Request:
Examine the material below. Gather every line in which the string "this" appears.

Listed entries:
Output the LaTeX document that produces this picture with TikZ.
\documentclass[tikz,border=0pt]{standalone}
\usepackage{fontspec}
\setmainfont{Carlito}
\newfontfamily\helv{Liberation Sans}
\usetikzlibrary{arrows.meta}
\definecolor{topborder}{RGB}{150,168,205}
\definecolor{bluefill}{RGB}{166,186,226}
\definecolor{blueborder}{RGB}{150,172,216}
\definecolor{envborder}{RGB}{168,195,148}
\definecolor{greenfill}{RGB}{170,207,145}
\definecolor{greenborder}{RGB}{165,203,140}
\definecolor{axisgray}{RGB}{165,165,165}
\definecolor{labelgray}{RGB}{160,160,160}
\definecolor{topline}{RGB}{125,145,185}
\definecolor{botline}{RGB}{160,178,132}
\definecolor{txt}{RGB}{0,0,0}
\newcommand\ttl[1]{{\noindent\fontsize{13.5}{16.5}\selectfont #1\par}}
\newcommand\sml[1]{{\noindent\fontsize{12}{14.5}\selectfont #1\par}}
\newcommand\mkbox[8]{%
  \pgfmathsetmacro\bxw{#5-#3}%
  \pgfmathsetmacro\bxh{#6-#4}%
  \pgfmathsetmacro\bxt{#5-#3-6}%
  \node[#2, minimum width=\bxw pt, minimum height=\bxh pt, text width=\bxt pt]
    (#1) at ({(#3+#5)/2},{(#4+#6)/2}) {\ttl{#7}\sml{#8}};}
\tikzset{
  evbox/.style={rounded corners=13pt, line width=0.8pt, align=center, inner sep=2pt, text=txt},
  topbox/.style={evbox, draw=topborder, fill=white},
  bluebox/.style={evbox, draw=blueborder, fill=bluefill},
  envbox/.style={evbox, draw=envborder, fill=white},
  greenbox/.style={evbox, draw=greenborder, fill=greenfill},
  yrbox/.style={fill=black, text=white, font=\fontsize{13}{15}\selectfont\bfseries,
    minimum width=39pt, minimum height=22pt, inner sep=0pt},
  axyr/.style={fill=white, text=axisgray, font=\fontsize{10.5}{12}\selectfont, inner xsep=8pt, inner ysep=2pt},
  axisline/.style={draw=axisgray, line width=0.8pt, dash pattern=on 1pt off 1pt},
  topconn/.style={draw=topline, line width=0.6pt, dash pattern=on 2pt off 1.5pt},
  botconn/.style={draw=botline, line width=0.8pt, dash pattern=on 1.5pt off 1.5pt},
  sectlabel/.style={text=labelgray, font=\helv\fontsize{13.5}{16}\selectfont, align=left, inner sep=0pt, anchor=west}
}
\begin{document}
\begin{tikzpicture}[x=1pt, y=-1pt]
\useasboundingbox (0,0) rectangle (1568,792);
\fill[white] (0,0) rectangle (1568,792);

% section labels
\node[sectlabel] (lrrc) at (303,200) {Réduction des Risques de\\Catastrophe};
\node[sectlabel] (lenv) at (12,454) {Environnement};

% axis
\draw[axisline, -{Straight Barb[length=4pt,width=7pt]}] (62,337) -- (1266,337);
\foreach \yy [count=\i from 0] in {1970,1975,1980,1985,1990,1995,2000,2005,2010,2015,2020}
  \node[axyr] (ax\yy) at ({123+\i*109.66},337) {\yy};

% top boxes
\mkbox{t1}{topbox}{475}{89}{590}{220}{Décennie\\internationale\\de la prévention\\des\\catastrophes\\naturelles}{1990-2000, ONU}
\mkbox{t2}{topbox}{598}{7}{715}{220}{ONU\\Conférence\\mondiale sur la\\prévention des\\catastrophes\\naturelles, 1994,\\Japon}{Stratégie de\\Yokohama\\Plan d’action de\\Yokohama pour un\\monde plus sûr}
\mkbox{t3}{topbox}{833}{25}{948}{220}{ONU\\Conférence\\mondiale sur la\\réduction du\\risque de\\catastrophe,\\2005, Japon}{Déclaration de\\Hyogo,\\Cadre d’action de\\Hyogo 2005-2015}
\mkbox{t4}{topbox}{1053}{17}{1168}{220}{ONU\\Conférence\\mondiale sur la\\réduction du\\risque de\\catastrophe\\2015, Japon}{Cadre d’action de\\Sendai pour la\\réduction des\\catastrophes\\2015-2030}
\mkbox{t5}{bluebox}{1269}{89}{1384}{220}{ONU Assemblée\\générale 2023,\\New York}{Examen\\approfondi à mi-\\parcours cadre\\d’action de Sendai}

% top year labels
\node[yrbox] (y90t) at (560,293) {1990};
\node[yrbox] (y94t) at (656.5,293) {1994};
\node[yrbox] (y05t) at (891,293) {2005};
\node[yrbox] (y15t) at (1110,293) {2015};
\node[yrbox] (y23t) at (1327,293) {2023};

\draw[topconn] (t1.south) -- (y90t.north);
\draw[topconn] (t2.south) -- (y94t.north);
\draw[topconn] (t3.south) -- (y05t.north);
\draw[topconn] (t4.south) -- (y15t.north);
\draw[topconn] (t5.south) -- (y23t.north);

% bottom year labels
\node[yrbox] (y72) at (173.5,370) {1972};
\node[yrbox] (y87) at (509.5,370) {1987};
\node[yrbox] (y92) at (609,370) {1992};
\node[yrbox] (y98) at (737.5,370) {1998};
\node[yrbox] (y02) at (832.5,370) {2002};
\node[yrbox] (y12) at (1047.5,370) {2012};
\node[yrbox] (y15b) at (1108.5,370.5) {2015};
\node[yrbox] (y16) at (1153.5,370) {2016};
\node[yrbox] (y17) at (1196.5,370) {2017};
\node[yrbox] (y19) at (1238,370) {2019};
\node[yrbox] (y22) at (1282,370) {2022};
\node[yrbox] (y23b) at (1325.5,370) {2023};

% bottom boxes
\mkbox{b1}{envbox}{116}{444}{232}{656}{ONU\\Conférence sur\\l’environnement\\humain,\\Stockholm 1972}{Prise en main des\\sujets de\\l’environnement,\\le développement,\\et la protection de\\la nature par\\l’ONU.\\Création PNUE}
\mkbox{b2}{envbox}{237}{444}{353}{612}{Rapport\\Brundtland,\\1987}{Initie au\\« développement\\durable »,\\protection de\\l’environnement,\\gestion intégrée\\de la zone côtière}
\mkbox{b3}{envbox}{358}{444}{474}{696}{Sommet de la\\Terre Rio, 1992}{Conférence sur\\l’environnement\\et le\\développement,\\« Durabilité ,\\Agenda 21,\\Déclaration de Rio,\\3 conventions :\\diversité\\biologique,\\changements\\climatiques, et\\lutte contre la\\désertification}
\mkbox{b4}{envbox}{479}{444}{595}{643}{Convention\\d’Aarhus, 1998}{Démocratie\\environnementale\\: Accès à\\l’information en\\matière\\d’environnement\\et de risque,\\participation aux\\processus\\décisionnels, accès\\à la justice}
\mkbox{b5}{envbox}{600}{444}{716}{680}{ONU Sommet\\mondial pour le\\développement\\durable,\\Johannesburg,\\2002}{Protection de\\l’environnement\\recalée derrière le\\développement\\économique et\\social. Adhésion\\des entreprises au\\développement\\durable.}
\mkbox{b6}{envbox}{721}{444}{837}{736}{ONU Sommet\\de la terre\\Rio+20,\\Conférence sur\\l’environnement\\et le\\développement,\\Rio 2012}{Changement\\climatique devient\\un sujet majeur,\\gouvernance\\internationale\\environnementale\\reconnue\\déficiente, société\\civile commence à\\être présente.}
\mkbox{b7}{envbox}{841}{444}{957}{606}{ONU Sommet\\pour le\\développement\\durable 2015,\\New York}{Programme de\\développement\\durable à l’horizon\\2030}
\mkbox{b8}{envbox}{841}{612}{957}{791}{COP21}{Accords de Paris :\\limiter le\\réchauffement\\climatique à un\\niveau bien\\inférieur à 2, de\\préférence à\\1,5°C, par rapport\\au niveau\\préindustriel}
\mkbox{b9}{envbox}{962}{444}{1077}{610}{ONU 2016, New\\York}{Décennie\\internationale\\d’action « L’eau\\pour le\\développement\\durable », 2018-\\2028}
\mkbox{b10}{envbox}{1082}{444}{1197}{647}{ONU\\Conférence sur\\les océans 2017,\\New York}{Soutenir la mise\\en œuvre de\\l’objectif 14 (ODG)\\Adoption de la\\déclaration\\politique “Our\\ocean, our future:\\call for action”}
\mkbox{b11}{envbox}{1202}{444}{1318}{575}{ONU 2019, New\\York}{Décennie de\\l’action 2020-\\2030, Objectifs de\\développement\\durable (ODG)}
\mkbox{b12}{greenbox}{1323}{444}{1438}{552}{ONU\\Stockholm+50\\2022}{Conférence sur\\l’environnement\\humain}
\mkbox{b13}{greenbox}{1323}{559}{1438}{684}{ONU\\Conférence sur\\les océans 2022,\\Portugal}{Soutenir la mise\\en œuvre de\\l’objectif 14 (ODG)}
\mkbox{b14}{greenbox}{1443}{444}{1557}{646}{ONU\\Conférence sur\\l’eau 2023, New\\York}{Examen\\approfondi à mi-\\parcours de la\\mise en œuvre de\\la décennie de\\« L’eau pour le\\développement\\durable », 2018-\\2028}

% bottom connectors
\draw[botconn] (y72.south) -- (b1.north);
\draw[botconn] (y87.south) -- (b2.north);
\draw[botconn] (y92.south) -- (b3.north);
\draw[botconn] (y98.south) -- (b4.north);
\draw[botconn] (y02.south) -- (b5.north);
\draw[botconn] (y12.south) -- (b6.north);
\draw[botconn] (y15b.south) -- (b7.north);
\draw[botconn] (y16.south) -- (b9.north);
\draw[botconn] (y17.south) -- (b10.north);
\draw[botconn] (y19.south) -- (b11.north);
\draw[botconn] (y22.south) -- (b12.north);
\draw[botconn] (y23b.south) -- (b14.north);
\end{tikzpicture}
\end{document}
--
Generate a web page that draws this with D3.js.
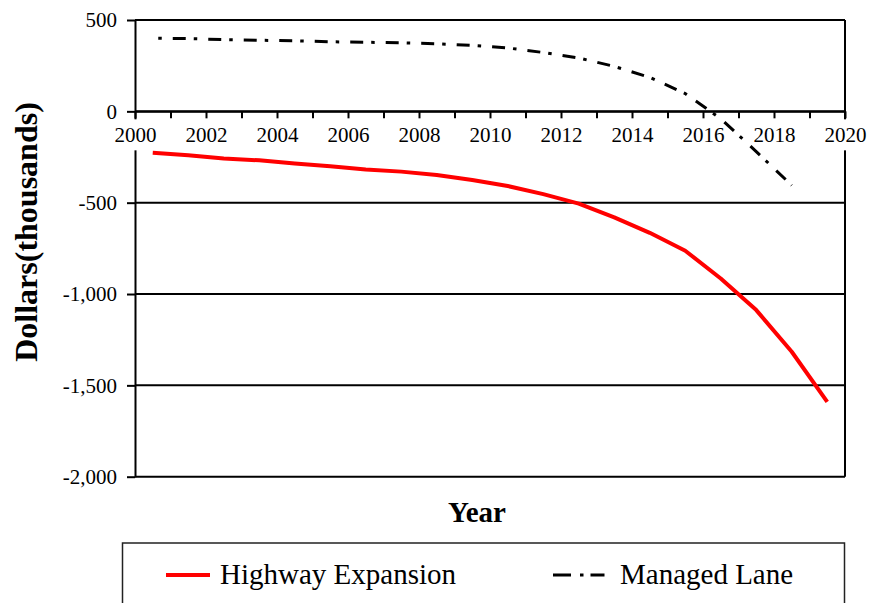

Expected output:
Output the LaTeX document that produces this picture with TikZ.
Generate a web page that draws this with D3.js.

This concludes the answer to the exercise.